[SUPPLIED INFORMATION]
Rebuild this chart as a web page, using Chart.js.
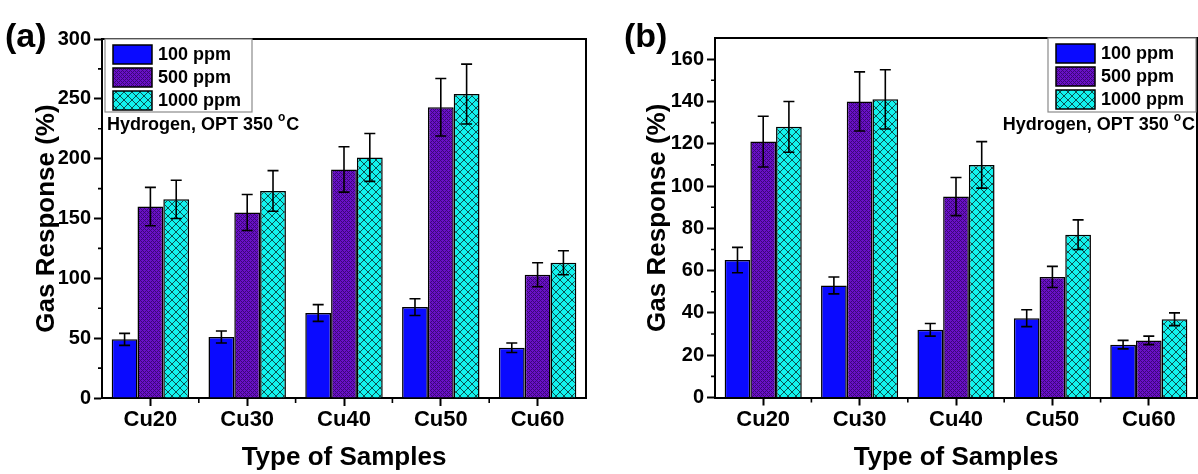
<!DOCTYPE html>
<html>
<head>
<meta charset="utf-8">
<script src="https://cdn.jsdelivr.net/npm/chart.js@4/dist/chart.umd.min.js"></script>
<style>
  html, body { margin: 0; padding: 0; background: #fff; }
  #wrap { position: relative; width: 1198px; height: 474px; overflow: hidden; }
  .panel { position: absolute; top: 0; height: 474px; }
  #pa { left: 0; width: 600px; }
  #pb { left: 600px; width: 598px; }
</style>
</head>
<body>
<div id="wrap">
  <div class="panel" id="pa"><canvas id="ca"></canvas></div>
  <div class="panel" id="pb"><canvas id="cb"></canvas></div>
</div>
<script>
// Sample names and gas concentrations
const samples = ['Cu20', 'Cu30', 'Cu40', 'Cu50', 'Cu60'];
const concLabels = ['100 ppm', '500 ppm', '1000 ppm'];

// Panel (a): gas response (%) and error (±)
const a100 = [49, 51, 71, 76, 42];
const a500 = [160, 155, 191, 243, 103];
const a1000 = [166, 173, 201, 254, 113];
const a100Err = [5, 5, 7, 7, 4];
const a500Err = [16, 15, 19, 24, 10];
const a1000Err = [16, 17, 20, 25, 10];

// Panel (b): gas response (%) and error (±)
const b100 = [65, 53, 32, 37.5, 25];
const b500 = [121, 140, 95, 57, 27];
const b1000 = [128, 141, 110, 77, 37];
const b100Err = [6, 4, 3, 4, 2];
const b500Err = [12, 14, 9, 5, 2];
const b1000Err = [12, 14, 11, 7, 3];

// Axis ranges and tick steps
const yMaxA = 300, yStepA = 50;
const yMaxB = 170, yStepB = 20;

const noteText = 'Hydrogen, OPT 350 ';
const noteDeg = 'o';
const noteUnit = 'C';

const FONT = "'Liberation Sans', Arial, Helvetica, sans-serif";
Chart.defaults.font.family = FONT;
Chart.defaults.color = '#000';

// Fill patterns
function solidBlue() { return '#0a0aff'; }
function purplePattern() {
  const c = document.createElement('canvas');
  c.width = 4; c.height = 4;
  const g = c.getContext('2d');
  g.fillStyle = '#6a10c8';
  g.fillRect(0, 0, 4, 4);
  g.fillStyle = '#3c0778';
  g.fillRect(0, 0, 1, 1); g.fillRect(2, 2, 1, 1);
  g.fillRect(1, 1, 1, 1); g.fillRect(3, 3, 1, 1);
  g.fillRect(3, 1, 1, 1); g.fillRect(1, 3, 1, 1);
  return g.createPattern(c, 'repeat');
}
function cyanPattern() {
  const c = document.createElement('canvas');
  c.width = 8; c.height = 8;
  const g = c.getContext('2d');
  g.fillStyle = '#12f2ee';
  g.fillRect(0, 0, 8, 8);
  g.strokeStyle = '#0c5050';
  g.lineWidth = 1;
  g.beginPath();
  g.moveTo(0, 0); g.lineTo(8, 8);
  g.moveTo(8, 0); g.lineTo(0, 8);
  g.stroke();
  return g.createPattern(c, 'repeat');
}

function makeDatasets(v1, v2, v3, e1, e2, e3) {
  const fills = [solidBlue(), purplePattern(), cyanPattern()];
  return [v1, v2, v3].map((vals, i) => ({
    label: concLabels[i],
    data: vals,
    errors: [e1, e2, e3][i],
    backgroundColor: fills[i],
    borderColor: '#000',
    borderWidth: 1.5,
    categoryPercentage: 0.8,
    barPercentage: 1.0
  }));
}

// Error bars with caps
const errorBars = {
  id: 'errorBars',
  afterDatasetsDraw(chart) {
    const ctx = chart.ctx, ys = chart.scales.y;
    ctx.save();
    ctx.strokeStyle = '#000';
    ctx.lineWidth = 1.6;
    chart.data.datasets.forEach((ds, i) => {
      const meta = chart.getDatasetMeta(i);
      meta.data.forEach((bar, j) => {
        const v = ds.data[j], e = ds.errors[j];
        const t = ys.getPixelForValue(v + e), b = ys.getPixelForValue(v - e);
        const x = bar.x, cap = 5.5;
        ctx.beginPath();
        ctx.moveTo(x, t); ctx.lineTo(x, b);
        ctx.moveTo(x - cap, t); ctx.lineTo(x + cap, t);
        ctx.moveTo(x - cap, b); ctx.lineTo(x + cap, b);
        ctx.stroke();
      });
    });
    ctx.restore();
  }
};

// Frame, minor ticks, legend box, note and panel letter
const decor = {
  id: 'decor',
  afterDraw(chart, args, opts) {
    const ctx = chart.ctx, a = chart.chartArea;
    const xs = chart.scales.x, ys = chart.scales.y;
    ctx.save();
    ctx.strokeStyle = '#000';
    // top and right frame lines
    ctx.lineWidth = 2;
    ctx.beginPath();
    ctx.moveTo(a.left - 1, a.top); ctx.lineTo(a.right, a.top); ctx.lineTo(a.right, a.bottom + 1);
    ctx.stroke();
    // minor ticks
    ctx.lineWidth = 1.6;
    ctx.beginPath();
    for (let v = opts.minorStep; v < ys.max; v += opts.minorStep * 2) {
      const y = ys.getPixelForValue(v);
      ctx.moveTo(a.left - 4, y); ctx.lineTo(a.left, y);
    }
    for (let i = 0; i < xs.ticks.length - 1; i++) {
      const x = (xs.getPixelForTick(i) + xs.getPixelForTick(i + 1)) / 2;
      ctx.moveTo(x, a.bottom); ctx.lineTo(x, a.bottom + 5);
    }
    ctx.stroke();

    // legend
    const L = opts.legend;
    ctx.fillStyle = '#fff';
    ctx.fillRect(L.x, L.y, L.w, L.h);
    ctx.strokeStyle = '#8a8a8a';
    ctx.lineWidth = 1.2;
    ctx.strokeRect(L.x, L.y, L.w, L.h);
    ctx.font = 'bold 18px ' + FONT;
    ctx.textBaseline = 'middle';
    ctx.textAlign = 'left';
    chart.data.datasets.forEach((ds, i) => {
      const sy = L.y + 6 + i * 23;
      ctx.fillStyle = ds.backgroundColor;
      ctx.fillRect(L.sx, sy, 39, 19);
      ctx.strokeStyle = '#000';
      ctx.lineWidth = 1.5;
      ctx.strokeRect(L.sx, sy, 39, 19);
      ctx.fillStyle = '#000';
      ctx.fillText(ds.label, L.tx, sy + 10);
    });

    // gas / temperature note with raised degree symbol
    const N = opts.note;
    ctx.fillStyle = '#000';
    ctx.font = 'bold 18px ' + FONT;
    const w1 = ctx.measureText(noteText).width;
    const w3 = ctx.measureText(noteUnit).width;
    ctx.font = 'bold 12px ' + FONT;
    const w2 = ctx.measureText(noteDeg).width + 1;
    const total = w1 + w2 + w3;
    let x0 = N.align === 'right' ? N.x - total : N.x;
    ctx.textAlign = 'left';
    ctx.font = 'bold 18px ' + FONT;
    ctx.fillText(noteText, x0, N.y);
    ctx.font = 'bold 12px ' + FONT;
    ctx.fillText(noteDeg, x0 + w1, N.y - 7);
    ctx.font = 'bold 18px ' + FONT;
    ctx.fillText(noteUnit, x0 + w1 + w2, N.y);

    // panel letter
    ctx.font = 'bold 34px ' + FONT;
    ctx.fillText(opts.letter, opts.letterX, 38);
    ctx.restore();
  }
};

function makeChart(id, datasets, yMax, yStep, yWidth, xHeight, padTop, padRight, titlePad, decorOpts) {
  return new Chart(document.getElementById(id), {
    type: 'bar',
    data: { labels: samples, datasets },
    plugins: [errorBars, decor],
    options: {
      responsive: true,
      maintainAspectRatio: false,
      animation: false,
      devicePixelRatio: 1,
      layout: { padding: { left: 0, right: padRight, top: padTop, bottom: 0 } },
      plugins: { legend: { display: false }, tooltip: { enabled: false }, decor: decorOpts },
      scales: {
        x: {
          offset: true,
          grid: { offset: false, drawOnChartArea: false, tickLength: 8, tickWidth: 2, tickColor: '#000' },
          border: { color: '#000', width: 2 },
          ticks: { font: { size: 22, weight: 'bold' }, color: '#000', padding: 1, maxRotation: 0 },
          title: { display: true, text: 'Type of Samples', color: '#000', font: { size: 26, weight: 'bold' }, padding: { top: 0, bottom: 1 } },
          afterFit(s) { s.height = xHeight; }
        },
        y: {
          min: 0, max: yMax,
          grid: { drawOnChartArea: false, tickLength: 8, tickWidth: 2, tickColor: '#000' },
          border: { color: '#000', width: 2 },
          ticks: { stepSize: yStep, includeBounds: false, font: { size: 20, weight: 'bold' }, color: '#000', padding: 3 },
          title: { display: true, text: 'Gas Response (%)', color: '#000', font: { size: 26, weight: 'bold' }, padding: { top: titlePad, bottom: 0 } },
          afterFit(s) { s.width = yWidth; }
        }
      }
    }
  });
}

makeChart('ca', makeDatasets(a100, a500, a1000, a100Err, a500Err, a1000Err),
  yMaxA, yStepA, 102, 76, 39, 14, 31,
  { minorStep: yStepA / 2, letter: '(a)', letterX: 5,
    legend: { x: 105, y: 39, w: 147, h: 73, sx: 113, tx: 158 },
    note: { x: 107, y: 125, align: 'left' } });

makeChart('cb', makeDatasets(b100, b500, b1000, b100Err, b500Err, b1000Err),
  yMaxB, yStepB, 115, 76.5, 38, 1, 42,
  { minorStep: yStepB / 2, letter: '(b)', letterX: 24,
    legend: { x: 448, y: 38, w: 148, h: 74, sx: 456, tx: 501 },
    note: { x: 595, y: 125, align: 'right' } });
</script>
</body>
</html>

[INSTRUCTIONS FOR THE TASK] Repeat the listing above up to and including the line with "Chart.defaults.color = '#000';", starting from its first line. Drop any pictures.

[CORRECT OUTPUT]
Rebuild this chart as a web page, using Chart.js.
<!DOCTYPE html>
<html>
<head>
<meta charset="utf-8">
<script src="https://cdn.jsdelivr.net/npm/chart.js@4/dist/chart.umd.min.js"></script>
<style>
  html, body { margin: 0; padding: 0; background: #fff; }
  #wrap { position: relative; width: 1198px; height: 474px; overflow: hidden; }
  .panel { position: absolute; top: 0; height: 474px; }
  #pa { left: 0; width: 600px; }
  #pb { left: 600px; width: 598px; }
</style>
</head>
<body>
<div id="wrap">
  <div class="panel" id="pa"><canvas id="ca"></canvas></div>
  <div class="panel" id="pb"><canvas id="cb"></canvas></div>
</div>
<script>
// Sample names and gas concentrations
const samples = ['Cu20', 'Cu30', 'Cu40', 'Cu50', 'Cu60'];
const concLabels = ['100 ppm', '500 ppm', '1000 ppm'];

// Panel (a): gas response (%) and error (±)
const a100 = [49, 51, 71, 76, 42];
const a500 = [160, 155, 191, 243, 103];
const a1000 = [166, 173, 201, 254, 113];
const a100Err = [5, 5, 7, 7, 4];
const a500Err = [16, 15, 19, 24, 10];
const a1000Err = [16, 17, 20, 25, 10];

// Panel (b): gas response (%) and error (±)
const b100 = [65, 53, 32, 37.5, 25];
const b500 = [121, 140, 95, 57, 27];
const b1000 = [128, 141, 110, 77, 37];
const b100Err = [6, 4, 3, 4, 2];
const b500Err = [12, 14, 9, 5, 2];
const b1000Err = [12, 14, 11, 7, 3];

// Axis ranges and tick steps
const yMaxA = 300, yStepA = 50;
const yMaxB = 170, yStepB = 20;

const noteText = 'Hydrogen, OPT 350 ';
const noteDeg = 'o';
const noteUnit = 'C';

const FONT = "'Liberation Sans', Arial, Helvetica, sans-serif";
Chart.defaults.font.family = FONT;
Chart.defaults.color = '#000';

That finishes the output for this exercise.